═══ RECORD LIST ═══
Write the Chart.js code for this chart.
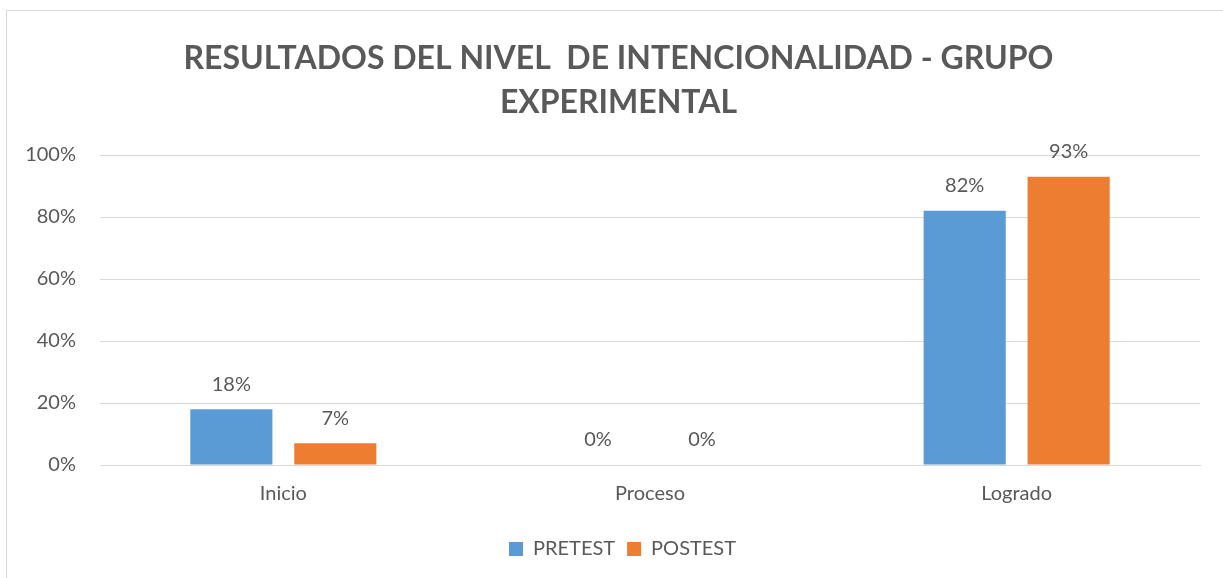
<!DOCTYPE html>
<html>
<head>
<meta charset="utf-8">
<script src="https://cdn.jsdelivr.net/npm/chart.js@4.4.0/dist/chart.umd.min.js"></script>
<style>
  html, body { margin: 0; padding: 0; background: #fff; }
  #wrap { width: 1223px; height: 578px; }
</style>
</head>
<body>
<div id="wrap"><canvas id="resultsChart" width="1223" height="578"></canvas></div>
<script>
var categories = ['Inicio', 'Proceso', 'Logrado'];
var pretest = [18, 0, 82];
var postest = [7, 0, 93];
var titleLines = ['RESULTADOS DEL NIVEL  DE INTENCIONALIDAD - GRUPO', 'EXPERIMENTAL'];

var textColor = '#595959';
var fontFamily = 'Lato, "Open Sans", sans-serif';

// draws the value above each bar
var valueLabels = {
    id: 'valueLabels',
    afterDatasetsDraw: function(chart) {
        var ctx = chart.ctx;
        ctx.save();
        ctx.font = '20px ' + fontFamily;
        ctx.fillStyle = textColor;
        ctx.textAlign = 'center';
        ctx.textBaseline = 'middle';
        chart.data.datasets.forEach(function(ds, i) {
            chart.getDatasetMeta(i).data.forEach(function(bar, j) {
                ctx.fillText(ds.data[j] + '%', bar.x, bar.y - 25);
            });
        });
        ctx.restore();
    }
};

// light frame round the chart, title and legend nudged right like the original
var frame = {
    id: 'frame',
    afterLayout: function(chart) {
        if (chart.titleBlock) {
            chart.titleBlock.left += 11;
            chart.titleBlock.right += 11;
        }
        if (chart.legend) {
            chart.legend.left += 15;
            chart.legend.right += 15;
        }
    },
    beforeDraw: function(chart) {
        var ctx = chart.ctx;
        ctx.save();
        ctx.strokeStyle = '#d9d9d9';
        ctx.lineWidth = 1;
        ctx.strokeRect(6.5, 10.5, chart.width + 20, chart.height + 20);
        ctx.restore();
    }
};

var ctx = document.getElementById('resultsChart').getContext('2d');

new Chart(ctx, {
    type: 'bar',
    data: {
        labels: categories,
        datasets: [
            {
                label: 'PRETEST',
                data: pretest,
                backgroundColor: '#5B9BD5',
                categoryPercentage: 0.567,
                barPercentage: 0.79
            },
            {
                label: 'POSTEST',
                data: postest,
                backgroundColor: '#ED7D31',
                categoryPercentage: 0.567,
                barPercentage: 0.79
            }
        ]
    },
    options: {
        responsive: false,
        animation: false,
        layout: {
            padding: { left: 15, right: 23, top: 0, bottom: 9 }
        },
        plugins: {
            title: {
                display: true,
                text: titleLines,
                color: textColor,
                font: { family: fontFamily, size: 32, weight: 'bold', lineHeight: 1.375 },
                padding: { top: 37, bottom: 30 }
            },
            legend: {
                position: 'bottom',
                labels: {
                    color: textColor,
                    font: { family: fontFamily, size: 20 },
                    boxWidth: 14,
                    boxHeight: 14,
                    padding: 12
                }
            },
            tooltip: { enabled: false }
        },
        scales: {
            x: {
                grid: { display: false, drawTicks: false },
                border: { color: '#d9d9d9' },
                ticks: {
                    color: textColor,
                    font: { family: fontFamily, size: 20 },
                    padding: 17
                },
                afterFit: function(scale) { scale.height = 62; }
            },
            y: {
                min: 0,
                max: 100,
                ticks: {
                    stepSize: 20,
                    color: textColor,
                    font: { family: fontFamily, size: 20 },
                    padding: 24,
                    callback: function(v) { return v + '%'; }
                },
                grid: { color: '#d9d9d9', drawTicks: false },
                border: { display: false },
                afterFit: function(scale) { scale.width = 85; }
            }
        }
    },
    plugins: [valueLabels, frame]
});
</script>
</body>
</html>
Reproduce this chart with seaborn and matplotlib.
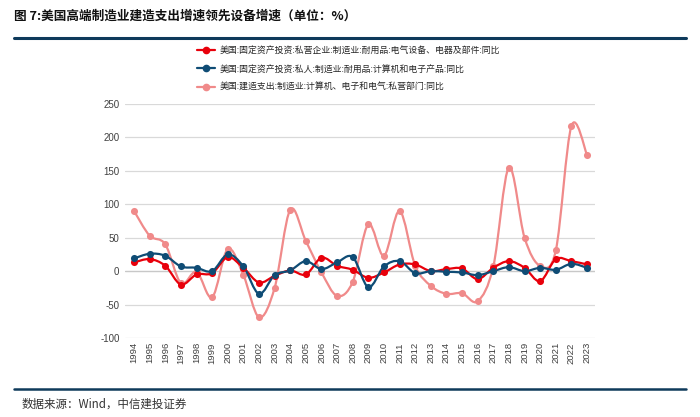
import numpy as np
import pandas as pd
import matplotlib
matplotlib.use("Agg")
import matplotlib.pyplot as plt
import seaborn as sns
from matplotlib.path import Path
from matplotlib.patches import PathPatch
from matplotlib.lines import Line2D

years = list(range(1994, 2024))
red_vals = [13, 18, 8, -20, -5, -3, 21, 5, -17, -7, 1, -5, 20, 8, 2, -10, -2, 10,
            10, 0, 3, 4, -12, 5, 15, 5, -15, 18, 15, 10]
blue_vals = [19, 26, 23, 7, 5, 0, 25, 7, -34, -6, 1, 15, 3, 13, 21, -24, 7, 15,
             -3, 0, -1, -2, -6, 0, 6, 0, 5, 2, 11, 5]
pink_vals = [90, 53, 40, -18, -1, -39, 33, -6, -69, -25, 92, 45, -2, -37, -16, 70, 23, 90,
             8, -22, -34, -33, -45, 7, 155, 50, 8, 31, 217, 174]
labels = ["美国:固定资产投资:私营企业:制造业:耐用品:电气设备、电器及部件:同比",
          "美国:固定资产投资:私人:制造业:耐用品:计算机和电子产品:同比",
          "美国:建造支出:制造业:计算机、电子和电气:私营部门:同比"]
colors = ["#E8000B", "#0F4C75", "#F08A8A"]
title = "图 7:美国高端制造业建造支出增速领先设备增速（单位：%）"
source = "数据来源：Wind，中信建投证券"

sns.set_theme(style="white")
plt.rcParams['font.family'] = ['Noto Sans CJK SC', 'DejaVu Sans']
plt.rcParams['axes.unicode_minus'] = False

fig = plt.figure(figsize=(7, 4.17), dpi=100)
ax = fig.add_axes([125/700, 1-338/417, 470/700, 234/417])

def smooth_path(xs, ys):
    xs = np.asarray(xs, float); ys = np.asarray(ys, float)
    n = len(xs)
    verts = [(xs[0], ys[0])]
    codes = [Path.MOVETO]
    for i in range(n-1):
        x0, y0 = (xs[i-1], ys[i-1]) if i > 0 else (xs[i], ys[i])
        x3, y3 = (xs[i+2], ys[i+2]) if i+2 < n else (xs[i+1], ys[i+1])
        c1 = (xs[i] + (xs[i+1]-x0)/6, ys[i] + (ys[i+1]-y0)/6)
        c2 = (xs[i+1] - (x3-xs[i])/6, ys[i+1] - (y3-ys[i])/6)
        verts += [c1, c2, (xs[i+1], ys[i+1])]
        codes += [Path.CURVE4]*3
    return Path(verts, codes)

for idx in [2, 0, 1]:
    vals = [red_vals, blue_vals, pink_vals][idx]
    c = colors[idx]
    ax.add_patch(PathPatch(smooth_path(years, vals), facecolor="none", edgecolor=c,
                           lw=1.6, zorder=3 + (idx != 2)))
    df = pd.DataFrame({"year": years, "v": vals})
    sns.scatterplot(data=df, x="year", y="v", ax=ax, color=c, s=26, edgecolor=c,
                    linewidth=0, zorder=4 + (idx != 2), legend=False)

ax.set_xlim(1993.42, 2023.51)
ax.set_ylim(-100, 250)
ax.set_yticks(range(-100, 251, 50))
ax.set_xticks(years)
ax.set_xticklabels([str(y) for y in years], rotation=90, fontsize=6.8, color="#404040",
                   family=['Liberation Sans'])
ax.tick_params(axis='y', labelsize=7, labelcolor="#404040", length=0, pad=4)
ax.tick_params(axis='x', length=0, pad=3)
for lab in ax.get_yticklabels():
    lab.set_family(['Liberation Sans'])
ax.grid(axis='y', color="#D9D9D9", lw=0.9)
ax.grid(axis='x', visible=False)
ax.axhline(0, color="#C8C8C8", lw=0.9, zorder=1)
for s in ax.spines.values():
    s.set_visible(False)
ax.set_xlabel(""); ax.set_ylabel("")

handles = [Line2D([], [], color=colors[i], lw=1.6, marker='o', markersize=4.5) for i in range(3)]
fig.legend(handles, labels, loc='upper left', bbox_to_anchor=(197/700, 1-46/417),
           frameon=False, fontsize=6.4, labelspacing=1.05, handlelength=2.0,
           handletextpad=0.5, borderaxespad=0, borderpad=0)

fig.text(14/700, 1-16/417, title, fontsize=9.1, fontweight='bold', va='center', ha='left',
         color="#111111")
fig.add_artist(Line2D([14/700, 686/700], [1-38/417, 1-38/417], color="#0E3A5B", lw=2.2))
fig.add_artist(Line2D([14/700, 686/700], [1-389/417, 1-389/417], color="#0E3A5B", lw=1.8))
fig.text(22/700, 1-404/417, source, fontsize=8.3, va='center', ha='left', color="#333333",
         style='italic')

fig.savefig("out.png", dpi=100)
═══
* _PROBLEM TO SOLVE_
Using the entries above, transcribe every line from the line containing "Reproduce this chart" through the line containing "from matplotlib.lines import Line2D". Do not copy pictures.

* _RESPONSE FOR THIS EXERCISE_
Reproduce this chart with seaborn and matplotlib.
import numpy as np
import pandas as pd
import matplotlib
matplotlib.use("Agg")
import matplotlib.pyplot as plt
import seaborn as sns
from matplotlib.path import Path
from matplotlib.patches import PathPatch
from matplotlib.lines import Line2D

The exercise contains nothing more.